Don’t forget about the interest you owe. When you eliminate debt, you also eliminate the obligation to pay interest on that debt. You know, from your own experience, how much of your payments go into just paying interest… and more interest. With Chapter 7 Bankruptcy, not only do you eliminate the debt, you eliminate all the interest.
Most importantly, this can translate into hundreds of dollars per month in lower payments.
Eliminate Stress and Worry
Chapter 7 Bankruptcy eliminates certain types of unsecured debts, but more importantly, it helps you get rid of the stress and worry that comes with having to deal with crippling amounts of debt – and the collection calls that never stop.
In our experience, most people do not file bankruptcy to eliminate debt – they file bankruptcy to eliminate the stress.
Keep and Protect Your Property
Most of our clients keep everything they own – and lose nothing. Every state adopts certain state or federal “exemptions,” which are basically lists of things a person can keep and still file for bankruptcy. In Texas, the exemptions are such that most of the people who file a Chapter 7 Bankruptcy do not lose anything. Their home is protected, their personal property is protected, and even their retirement plans are protected. In the occasional case where it looks like a client has too much “stuff” to cover with exemptions, Chapter 13 is another option. In Chapter 13, people can keep all their stuff; they just have to pay some extra money.

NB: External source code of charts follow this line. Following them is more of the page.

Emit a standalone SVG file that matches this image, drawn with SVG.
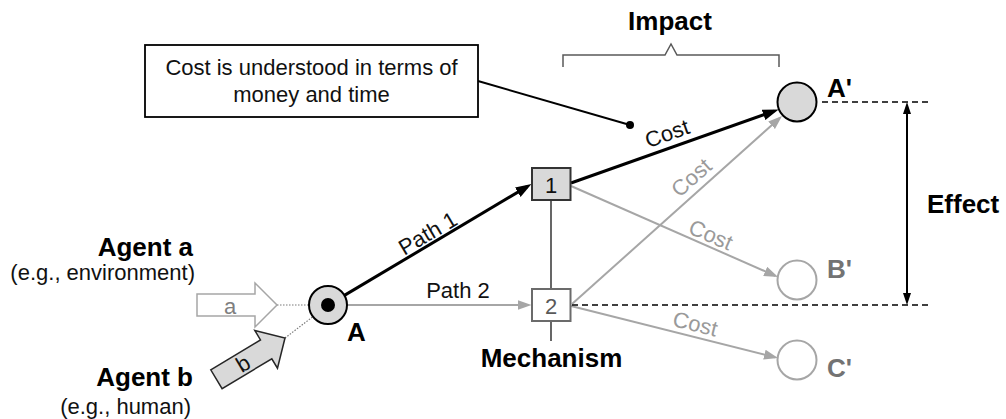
<svg xmlns="http://www.w3.org/2000/svg" width="1006" height="419" viewBox="0 0 1006 419">
  <defs>
    <style>
      text { font-family: "Liberation Sans", Arial, sans-serif; }
      .lbl { font-size: 22px; fill: #111; }
      .big { font-size: 26px; font-weight: bold; fill: #000; }
      .dim { fill: #737373; }
      .glab { font-size: 22px; fill: #9a9a9a; }
      .blk { stroke: #000; stroke-width: 3; fill: none; }
      .gry { stroke: #a6a6a6; stroke-width: 2; fill: none; }
      .dash { stroke: #000; stroke-width: 1.5; stroke-dasharray: 6 4; fill: none; }
      .dot { stroke: #7a7a7a; stroke-width: 1.2; stroke-dasharray: 1.5 1.5; fill: none; }
    </style>
    <marker id="ahBlack" markerUnits="userSpaceOnUse" markerWidth="16" markerHeight="12" refX="11" refY="6" orient="auto">
      <path d="M0,0.5 L16,6 L0,11.5 z" fill="#000"/>
    </marker>
    <marker id="ahGray" markerUnits="userSpaceOnUse" markerWidth="14" markerHeight="10" refX="11" refY="5" orient="auto">
      <path d="M0,0 L14,5 L0,10 z" fill="#a6a6a6"/>
    </marker>
    <marker id="ahDim" markerUnits="userSpaceOnUse" markerWidth="12" markerHeight="8" refX="9" refY="4" orient="auto-start-reverse">
      <path d="M0,0 L12,4 L0,8 z" fill="#000"/>
    </marker>
  </defs>

  <rect width="1006" height="419" fill="#fff"/>

  <!-- connectors -->
  <g id="connectors">
    <!-- A to mechanism 1 -->
    <line class="blk" x1="344.4" y1="295.4" x2="527.2" y2="186.6" marker-end="url(#ahBlack)"/>
    <g transform="translate(433.6,243.3) rotate(-30.5)"><text class="lbl" x="0" y="-4" text-anchor="middle">Path 1</text></g>
    <!-- A to mechanism 2 -->
    <line class="gry" x1="347" y1="305" x2="528.5" y2="305" marker-end="url(#ahGray)"/>
    <text class="lbl" x="458" y="298" text-anchor="middle">Path 2</text>
    <!-- mechanism 1 to A' -->
    <line class="blk" x1="571" y1="183" x2="773.9" y2="111.2" marker-end="url(#ahBlack)"/>
    <g transform="translate(672,147.2) rotate(-19.5)"><text class="lbl" x="0" y="-7" text-anchor="middle">Cost</text></g>
    <!-- mechanism 2 to A' -->
    <line class="gry" x1="572" y1="304" x2="779.8" y2="118" marker-end="url(#ahGray)"/>
    <g transform="translate(701,188.5) rotate(-41.8)"><text class="glab" x="0" y="-7" text-anchor="middle">Cost</text></g>
    <!-- mechanism 1 to B' -->
    <line class="gry" x1="571" y1="186" x2="775.3" y2="275.8" marker-end="url(#ahGray)"/>
    <g transform="translate(706.2,245.4) rotate(23.7)"><text class="glab" x="0" y="-4" text-anchor="middle">Cost</text></g>
    <!-- mechanism 2 to C' -->
    <line class="gry" x1="571" y1="306" x2="775.1" y2="357.3" marker-end="url(#ahGray)"/>
    <g transform="translate(692.3,336.1) rotate(14.1)"><text class="glab" x="0" y="-5" text-anchor="middle">Cost</text></g>
    <!-- agent inputs -->
    <line class="dot" x1="277" y1="305" x2="309" y2="305"/>
    <line class="dot" x1="285" y1="338" x2="313" y2="316.6"/>
    <!-- mechanism axis -->
    <line x1="551" y1="200" x2="551" y2="289" stroke="#000" stroke-width="1.2"/>
    <line x1="551" y1="321" x2="551" y2="341" stroke="#000" stroke-width="1.2"/>
    <!-- callout leader -->
    <line x1="478" y1="81" x2="630" y2="125" stroke="#000" stroke-width="2"/>
    <circle cx="630" cy="125" r="4" fill="#000"/>
  </g>

  <!-- agents -->
  <g id="agentA">
    <polygon points="197,294 255,294 255,283 277,305 255,327 255,316 197,316" fill="#fff" stroke="#a6a6a6" stroke-width="1.5"/>
    <text class="lbl" x="230" y="314" text-anchor="middle" style="fill:#7f7f7f">a</text>
    <text class="big" x="193" y="256" text-anchor="end">Agent a</text>
    <text class="lbl" x="195" y="280" text-anchor="end">(e.g., environment)</text>
  </g>
  <g id="agentB">
    <g transform="translate(285,338) rotate(-31)">
      <polygon points="-80,-11 -22,-11 -22,-22 0,0 -22,22 -22,11 -80,11" fill="#d9d9d9" stroke="#262626" stroke-width="1.5"/>
      <text class="lbl" x="-49" y="8" text-anchor="middle">b</text>
    </g>
    <text class="big" x="193" y="386" text-anchor="end">Agent b</text>
    <text class="lbl" x="191" y="414" text-anchor="end">(e.g., human)</text>
  </g>

  <!-- start state -->
  <g id="nodeA">
    <circle cx="328" cy="305" r="19" fill="#d9d9d9" stroke="#000" stroke-width="2"/>
    <circle cx="328" cy="305" r="7" fill="#000"/>
    <text class="big" x="347" y="341">A</text>
  </g>

  <!-- mechanisms -->
  <g id="mechanism1">
    <rect x="532" y="168" width="38.5" height="32" fill="#d9d9d9" stroke="#333" stroke-width="2"/>
    <text class="lbl" x="551.2" y="193" text-anchor="middle">1</text>
  </g>
  <g id="mechanism2">
    <rect x="532" y="289" width="38.5" height="32" fill="#fff" stroke="#6b6b6b" stroke-width="2"/>
    <text class="lbl" x="551.2" y="314" text-anchor="middle" style="fill:#595959">2</text>
  </g>
  <text id="mechanismLabel" class="big" x="551.5" y="367" text-anchor="middle">Mechanism</text>

  <!-- outcomes -->
  <g id="nodeAprime">
    <circle cx="797" cy="102" r="19.5" fill="#d9d9d9" stroke="#000" stroke-width="2"/>
    <text class="big" x="827" y="97">A'</text>
  </g>
  <g id="nodeBprime">
    <circle cx="797" cy="280" r="19.5" fill="#fff" stroke="#a6a6a6" stroke-width="2"/>
    <text class="big dim" x="827" y="278">B'</text>
  </g>
  <g id="nodeCprime">
    <circle cx="797" cy="360" r="19.5" fill="#fff" stroke="#a6a6a6" stroke-width="2"/>
    <text class="big dim" x="827" y="377">C'</text>
  </g>

  <!-- impact bracket -->
  <g id="impact">
    <path d="M563,67 V55 H665 L671,44 L677,55 H779 V67" fill="none" stroke="#595959" stroke-width="1.5"/>
    <text class="big" x="670" y="30" text-anchor="middle">Impact</text>
  </g>

  <!-- effect span -->
  <g id="effect">
    <line class="dash" x1="822" y1="102" x2="932" y2="102"/>
    <line class="dash" x1="572" y1="305" x2="932" y2="305"/>
    <line x1="907" y1="105" x2="907" y2="302" stroke="#000" stroke-width="2" marker-start="url(#ahDim)" marker-end="url(#ahDim)"/>
    <text class="big" x="927" y="213">Effect</text>
  </g>

  <!-- note -->
  <g id="callout">
    <rect x="145" y="45" width="333" height="72" fill="#fff" stroke="#000" stroke-width="1.8"/>
    <text class="lbl" x="311.5" y="75" text-anchor="middle">Cost is understood in terms of</text>
    <text class="lbl" x="311.5" y="102" text-anchor="middle">money and time</text>
  </g>
</svg>
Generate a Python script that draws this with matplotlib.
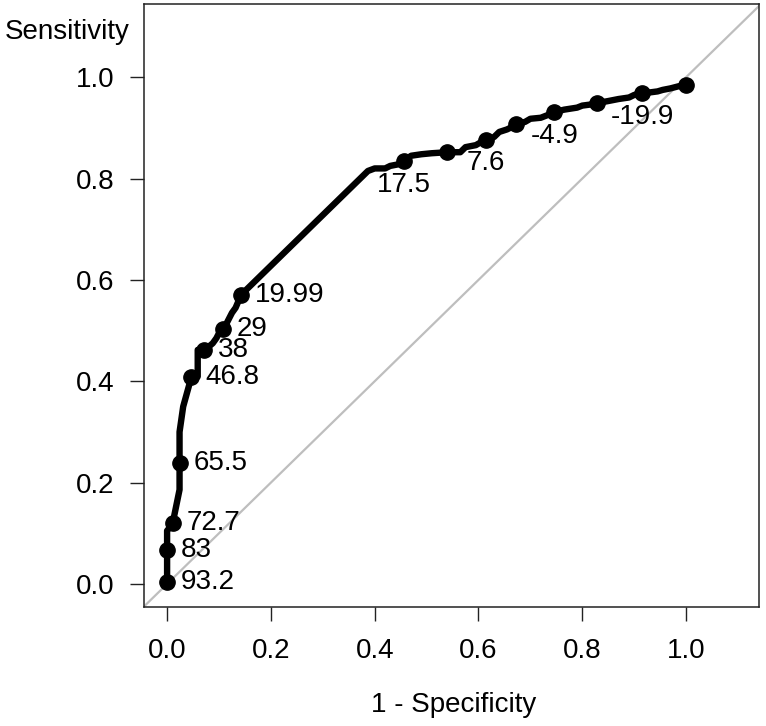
import matplotlib
matplotlib.use("Agg")
import matplotlib.pyplot as plt

plt.rcParams['font.family'] = ['Liberation Sans', 'DejaVu Sans']

# ROC curve path (1 - specificity, sensitivity)
curve_fpr = [0.000, 0.000, 0.000, 0.008, 0.011, 0.024, 0.024, 0.024, 0.031, 0.047,
             0.059, 0.059, 0.072, 0.080, 0.088, 0.095, 0.100, 0.107,
             0.115, 0.120, 0.125, 0.132, 0.137, 0.143,
             0.387, 0.400, 0.420, 0.430, 0.445, 0.457, 0.470, 0.490, 0.510, 0.540,
             0.565, 0.575, 0.595, 0.605, 0.615,
             0.630, 0.640, 0.655, 0.665, 0.673,
             0.690, 0.700, 0.720, 0.735, 0.746,
             0.765, 0.790, 0.800, 0.815, 0.829,
             0.850, 0.870, 0.890, 0.900, 0.915,
             0.930, 0.945, 0.955, 0.970, 0.985, 1.000]
curve_tpr = [0.004, 0.067, 0.105, 0.115, 0.121, 0.186, 0.239, 0.300, 0.350, 0.409,
             0.409, 0.462, 0.462, 0.468, 0.475, 0.485, 0.495, 0.504,
             0.515, 0.525, 0.535, 0.545, 0.557, 0.571,
             0.815, 0.820, 0.820, 0.825, 0.828, 0.834, 0.845, 0.848, 0.850, 0.852,
             0.852, 0.862, 0.866, 0.872, 0.877,
             0.882, 0.892, 0.897, 0.902, 0.907,
             0.912, 0.918, 0.920, 0.926, 0.931,
             0.936, 0.940, 0.944, 0.946, 0.949,
             0.953, 0.957, 0.960, 0.965, 0.968,
             0.970, 0.972, 0.975, 0.978, 0.982, 0.984]

# threshold points
pt_fpr = [0.000, 0.000, 0.011, 0.024, 0.047, 0.072, 0.107, 0.143,
          0.457, 0.540, 0.615, 0.673, 0.746, 0.829, 0.915, 1.000]
pt_tpr = [0.004, 0.067, 0.121, 0.239, 0.409, 0.462, 0.504, 0.571,
          0.834, 0.852, 0.877, 0.907, 0.931, 0.949, 0.968, 0.984]
pt_labels = ["93.2", "83", "72.7", "65.5", "46.8", "38", "29", "19.99",
             "17.5", "", "7.6", "", "-4.9", "", "-19.9", ""]
# label placement: 'r' = right of point, 'b' = below point
pt_pos = ['r', 'r', 'r', 'r', 'r', 'r', 'r', 'r',
          'b', 'b', 'b', 'b', 'b', 'b', 'b', 'b']

x_ticks = [0.0, 0.2, 0.4, 0.6, 0.8, 1.0]
y_ticks = [0.0, 0.2, 0.4, 0.6, 0.8, 1.0]

W, H, DPI = 766, 726, 100
fig = plt.figure(figsize=(W / DPI, H / DPI), dpi=DPI)
ax = fig.add_axes([144 / W, 1 - 607 / H, (759 - 144) / W, (607 - 4) / H])

ax.set_xlim(-0.0445, 1.1405)
ax.set_ylim(-0.0455, 1.1445)

ax.axline((0, 0), (1, 1), color='#bebebe', lw=1.6, zorder=1)
ax.plot(curve_fpr, curve_tpr, color='black', lw=4.6, solid_joinstyle='round',
        solid_capstyle='round', zorder=2)
ax.plot(pt_fpr, pt_tpr, 'o', color='black', ms=11, zorder=3)

fs = 20
for x, y, lab, pos in zip(pt_fpr, pt_tpr, pt_labels, pt_pos):
    if not lab:
        continue
    if pos == 'r':
        ax.annotate(lab, (x, y), xytext=(10, 0), textcoords='offset points',
                    ha='left', va='center', fontsize=fs)
    else:
        ax.annotate(lab, (x, y), xytext=(0, -17), textcoords='offset points',
                    ha='center', va='center', fontsize=fs)

ax.set_xticks(x_ticks)
ax.set_yticks(y_ticks)
ax.set_xticklabels([f"{v:.1f}" for v in x_ticks])
ax.set_yticklabels([f"{v:.1f}" for v in y_ticks])
ax.tick_params(axis='both', direction='out', length=10, width=1.0,
               color='#222222', labelsize=fs, labelcolor='black')
ax.tick_params(axis='x', pad=12.5)
ax.tick_params(axis='y', pad=11)
for sp in ax.spines.values():
    sp.set_color('#222222')
    sp.set_linewidth(1.1)

fig.text(130 / W, 1 - 39 / H, "Sensitivity", ha='right', va='baseline', fontsize=fs)
fig.text(453.5 / W, 1 - 712 / H, "1 - Specificity", ha='center', va='baseline', fontsize=fs)

fig.savefig("out.png", dpi=DPI)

Filing bankruptcy does NOT mean you get to keep all your property for free. If there is a lien against the property, the creditor holding the lien still needs to be paid. If you own a home, while the equity is protected, you must continue to make payments on the mortgage in order to protect the home.

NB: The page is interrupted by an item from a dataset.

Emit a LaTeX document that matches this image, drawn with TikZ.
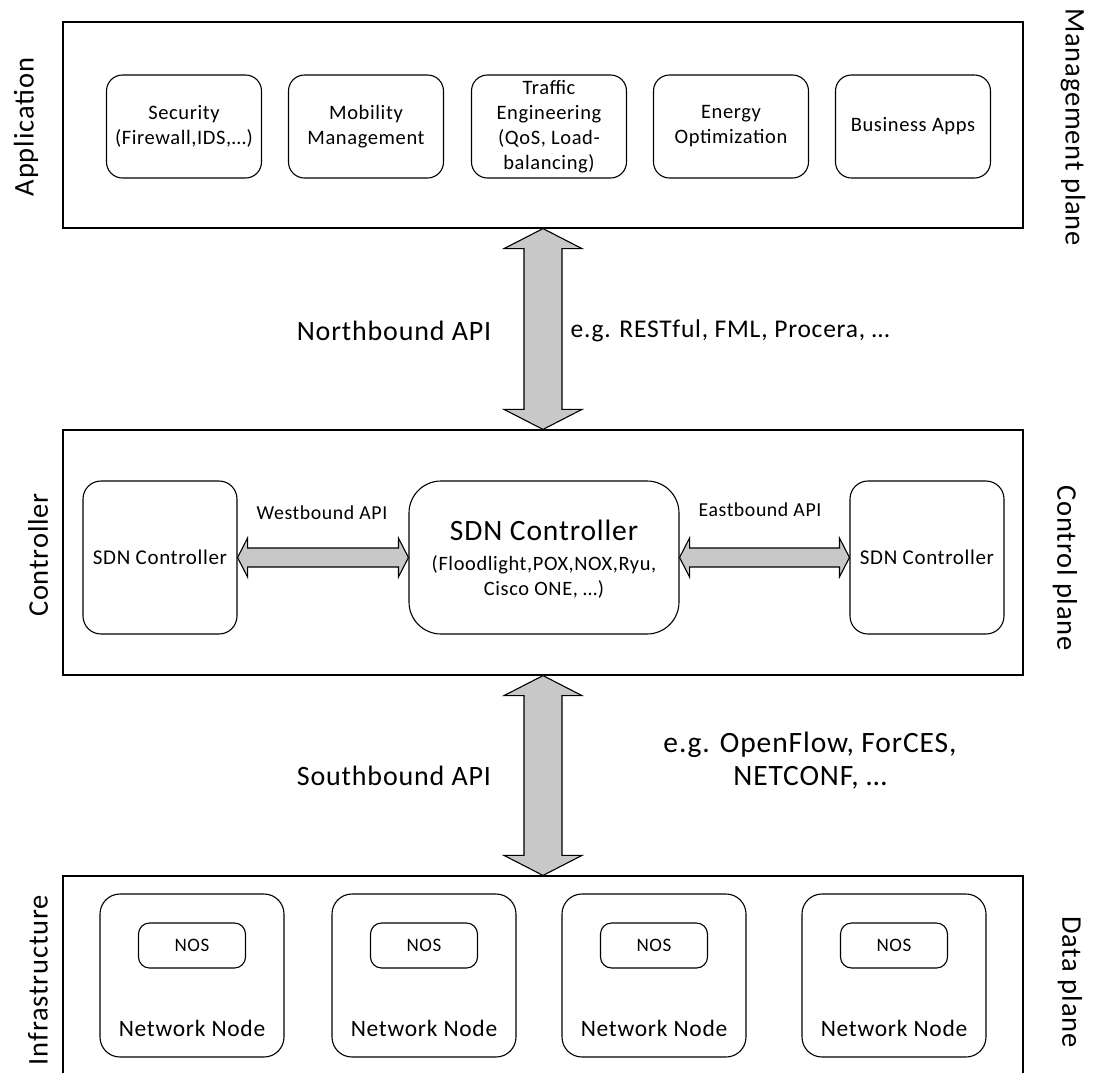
\documentclass[tikz,border=0pt]{standalone}
\usepackage{fontspec}
\setmainfont{Carlito}[LetterSpace=3]
\usetikzlibrary{calc}
\definecolor{arrowfill}{RGB}{200,200,200}
\tikzset{
  layerbox/.style={draw, line width=1.2pt, minimum width=960, minimum height=#1, inner sep=0},
  appbox/.style={draw, line width=1.1pt, rounded corners=16, minimum width=155, minimum height=103,
    inner sep=0, align=center, font=\fontsize{20.5}{25}\selectfont},
  ctlbox/.style={draw, line width=1.1pt, rounded corners=18, minimum width=154, minimum height=153,
    inner sep=0, align=center, font=\fontsize{21}{24}\selectfont},
  mainctl/.style={draw, line width=1.1pt, rounded corners=32, minimum width=270, minimum height=153, inner sep=0},
  netnode/.style={draw, line width=1.1pt, rounded corners=20, minimum width=184, minimum height=163, inner sep=0},
  nosbox/.style={draw, line width=1.1pt, rounded corners=11, minimum width=107, minimum height=45,
    inner sep=0, font=\fontsize{19}{20}\selectfont},
  nntext/.style={inner sep=0, font=\fontsize{23.5}{28}\selectfont},
  biglabel/.style={inner sep=0, font=\fontsize{28}{32}\selectfont},
  eglabel/.style={inner sep=0, align=center, font=\fontsize{25.5}{33}\selectfont},
  eglabelb/.style={inner sep=0, align=center, font=\fontsize{29.5}{33}\selectfont},
  apilabel/.style={inner sep=0, font=\fontsize{19.8}{24}\selectfont},
  sidelabel/.style={inner sep=0, font=\fontsize{28.5}{30}\selectfont},
  blockarrow/.style={draw, fill=arrowfill, line width=1.1pt, line join=miter},
}
% double block arrow, vertical: #1 upper tip, #2 lower tip
\newcommand\vdarrow[2]{%
  \draw[blockarrow] (#1) -- ++(39,20) -- ++(-20,0) -- ($(#2)+(19,-20)$) -- ++(20,0) -- (#2)
    -- ++(-39,-20) -- ++(20,0) -- ($(#1)+(-19,20)$) -- ++(-20,0) -- cycle;}
% double block arrow, horizontal: #1 left tip, #2 right tip
\newcommand\hdarrow[2]{%
  \draw[blockarrow] (#1) -- ++(10,-19.5) -- ++(0,10) -- ($(#2)+(-10,-9.5)$) -- ++(0,-10) -- (#2)
    -- ++(-10,19.5) -- ++(0,-10) -- ($(#1)+(10,9.5)$) -- ++(0,10) -- cycle;}
\begin{document}
\begin{tikzpicture}[x=1pt,y=-1pt]
\useasboundingbox (0,0) rectangle (1096,1072);
\clip (0,0) rectangle (1096,1072);

% the three layers
\node[layerbox=206] (appl) at (543,125) {};
\node[layerbox=245] (ctrl) at (543,552.5) {};
\node[layerbox=214] (infra) at (543,983) {};

% application layer
\node[appbox] (sec) at (184,126.5) {Security\\(Firewall,IDS,…)};
\node[appbox] (mob) at (366,126.5) {Mobility\\Management};
\node[appbox] (te)  at (549,126.5) {Traffic\\Engineering\\(QoS, Load-\\balancing)};
\node[appbox] (eo)  at (731,126.5) {Energy\\Optimization};
\node[appbox] (biz) at (913,126.5) {Business Apps};

% control layer
\node[ctlbox] (ctlL) at (160,557.5) {SDN Controller};
\node[mainctl] (ctlM) at (544,557.5) {};
\node[ctlbox] (ctlR) at (927,557.5) {SDN Controller};
\node[inner sep=0, font=\fontsize{29.5}{30}\selectfont] (ctlMt) at (544,530) {SDN Controller};
\node[inner sep=0, align=center, font=\fontsize{20.4}{25}\selectfont] (ctlMl) at (544,577) {(Floodlight,POX,NOX,Ryu,\\Cisco ONE, …)};

\hdarrow{ctlL.east}{ctlM.west}
\hdarrow{ctlM.east}{ctlR.west}
\node[apilabel] (west) at (322,513) {Westbound API};
\node[apilabel] (east) at (760,510) {Eastbound API};

% infrastructure layer
\foreach \i/\x in {1/192,2/424,3/654,4/894}{
  \node[netnode] (nn\i) at (\x,975.5) {};
  \node[nosbox] (nos\i) at (\x,945.5) {NOS};
  \node[nntext] (nnt\i) at ($(nn\i.south)+(0,-29)$) {Network Node};
}

% northbound and southbound interfaces
\vdarrow{appl.south}{ctrl.north}
\vdarrow{ctrl.south}{infra.north}
\node[biglabel] (nbl) at (394,331) {Northbound API};
\node[eglabel] (nbe) at (730,331) {e.g. RESTful, FML, Procera, …};
\node[biglabel] (sbl) at (394,776) {Southbound API};
\node[eglabelb] (sbe) at (810,761) {e.g. OpenFlow, ForCES,\\NETCONF, …};

% layer names
\node[sidelabel, rotate=90] (lapp) at (26,127) {Application};
\node[sidelabel, rotate=90] (lctl) at (38,555) {Controller};
\node[sidelabel, rotate=90] (linf) at (38,980) {Infrastructure};
\node[sidelabel, rotate=-90] (rmgmt) at (1073,127) {Management plane};
\node[sidelabel, rotate=-90] (rctl) at (1065,568) {Control plane};
\node[sidelabel, rotate=-90] (rdata) at (1070,982) {Data plane};
\end{tikzpicture}
\end{document}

The same applies to a car loan. Generally, when you get a car loan, you give the lender a lien against your car title. In most cases, this lien is not affected by filing a bankruptcy under Chapter 7. Assuming there is an exemption to cover whatever equity there is in the car, the client would still have to keep current on the car loan to keep the car. If the car loan is not kept current, filing under Chapter 7 will not keep the lender from eventually repossessing the car.
Get out from under debt on property you’re willing to say “goodbye” to
Chapter 7 can help you eliminate debt associated with a certain piece of property that you: (i) have lost control of, (ii) no longer want, or (iii) can no longer afford.

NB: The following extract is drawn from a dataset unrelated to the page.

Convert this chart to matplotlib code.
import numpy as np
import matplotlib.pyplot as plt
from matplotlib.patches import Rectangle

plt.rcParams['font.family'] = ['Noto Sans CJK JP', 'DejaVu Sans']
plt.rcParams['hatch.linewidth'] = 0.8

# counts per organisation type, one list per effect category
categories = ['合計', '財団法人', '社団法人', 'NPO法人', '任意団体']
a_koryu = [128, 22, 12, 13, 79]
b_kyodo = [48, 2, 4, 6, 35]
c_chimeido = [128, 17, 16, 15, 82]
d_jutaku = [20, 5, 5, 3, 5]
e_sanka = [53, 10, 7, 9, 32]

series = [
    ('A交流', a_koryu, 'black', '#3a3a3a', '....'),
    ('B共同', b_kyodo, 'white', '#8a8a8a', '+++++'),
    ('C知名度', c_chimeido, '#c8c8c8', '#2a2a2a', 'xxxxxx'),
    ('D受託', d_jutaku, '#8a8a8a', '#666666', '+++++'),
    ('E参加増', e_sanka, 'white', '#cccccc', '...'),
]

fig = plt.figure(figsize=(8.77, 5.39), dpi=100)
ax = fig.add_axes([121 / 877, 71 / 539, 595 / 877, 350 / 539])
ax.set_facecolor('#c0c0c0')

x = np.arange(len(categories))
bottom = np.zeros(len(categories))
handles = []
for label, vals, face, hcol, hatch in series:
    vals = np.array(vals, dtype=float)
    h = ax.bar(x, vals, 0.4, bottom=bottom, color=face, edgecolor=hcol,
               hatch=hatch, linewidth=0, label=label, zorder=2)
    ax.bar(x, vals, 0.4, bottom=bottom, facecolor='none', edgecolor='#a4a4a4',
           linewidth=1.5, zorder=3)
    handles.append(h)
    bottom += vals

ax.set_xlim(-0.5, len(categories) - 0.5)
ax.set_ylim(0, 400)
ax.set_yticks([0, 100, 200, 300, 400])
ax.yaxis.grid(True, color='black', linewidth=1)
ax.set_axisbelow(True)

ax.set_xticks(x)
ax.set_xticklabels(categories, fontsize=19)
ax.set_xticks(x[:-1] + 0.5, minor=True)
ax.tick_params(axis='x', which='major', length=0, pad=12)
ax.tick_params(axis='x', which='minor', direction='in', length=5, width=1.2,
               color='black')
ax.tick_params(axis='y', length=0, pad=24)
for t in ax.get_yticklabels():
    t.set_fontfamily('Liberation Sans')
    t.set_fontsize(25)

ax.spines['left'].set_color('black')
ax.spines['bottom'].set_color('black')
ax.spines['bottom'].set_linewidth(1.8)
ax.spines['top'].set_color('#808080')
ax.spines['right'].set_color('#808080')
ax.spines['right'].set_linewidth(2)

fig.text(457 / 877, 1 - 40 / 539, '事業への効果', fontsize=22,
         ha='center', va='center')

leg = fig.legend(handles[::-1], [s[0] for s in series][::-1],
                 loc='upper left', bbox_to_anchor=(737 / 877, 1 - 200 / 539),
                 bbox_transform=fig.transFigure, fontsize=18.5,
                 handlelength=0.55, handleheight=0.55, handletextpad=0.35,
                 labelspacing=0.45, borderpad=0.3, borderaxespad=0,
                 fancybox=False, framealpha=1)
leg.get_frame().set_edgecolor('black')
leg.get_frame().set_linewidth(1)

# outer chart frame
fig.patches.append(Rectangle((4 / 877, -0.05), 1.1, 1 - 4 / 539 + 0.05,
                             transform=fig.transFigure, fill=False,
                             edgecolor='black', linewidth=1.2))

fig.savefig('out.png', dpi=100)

Example 1 – Property you have lost control of: Many times in a divorce, one spouse will receive the house with the understanding that he or she will refinance the mortgage and remove the other spouse from the mortgage – but it never happens. If your spouse falls behind on the mortgage, the lender can still come after you for the money. By filing bankruptcy, you can remove your name from the mortgage, at least in terms of having to worry about the mortgage lender ever coming after you.
Example 2 – Property you no longer want: Let’s say you own a mobile home that is worth $15,000, but you owe $25,000 on it. Unless you can figure out a way to get rid of the mobile home and the debt owed on it, you are stuck. Filing bankruptcy under either Chapter 7 or 13 can help. As part of your bankruptcy, let’s say you decide to “surrender” the mobile home to the person or company that holds the lien against it. This person or company would then come get the mobile home and put it up for sale. If this happened outside of bankruptcy, they would come back at you to collect any money they did not get from the sale. In Chapter 7, after you surrender property back to a lender, all that’s left is an “unsecured” claim against you – and unsecured claims are what bankruptcy eliminates.
Example 3 – Property you can no longer afford: Let’s say you own a home, but you can no longer afford to make the mortgage payment. What do you do? By filing bankruptcy, and by agreeing to give up the home, you can get out from under the mortgage payment. If this happened outside of bankruptcy, the house would get foreclosed on, and then the mortgage lender would sue you for whatever money it did not get out of the house. By filing bankruptcy under Chapter 7, you are discharged from the whole debt – the mortgage lender is forever barred from coming after you for the unpaid part.
Stop Lawsuits and Creditor Harassment
One of the most powerful things about bankruptcy is the “automatic stay.” When you file bankruptcy, you immediately get bankruptcy protection. The Court immediately sends a Court Order to all creditors, demanding that they leave you alone.
If a creditor does NOT comply with this order, the Bankruptcy Court has the power to punish the creditor severely. Most creditors know this and will immediately comply with the Order. The creditor must stop all collection calls – at home and at work – stop writing collection letters, stop all lawsuits, and stop all garnishments
At the end of your Chapter 7, creditors with “non-dischargeable” debts like alimony, child support, student loans, and certain taxes can take up where they left off. The good news is that if you eliminated enough other debt in your bankruptcy case, you will now have more income and be in a better position to deal with these residual “non-dischargeable” debts.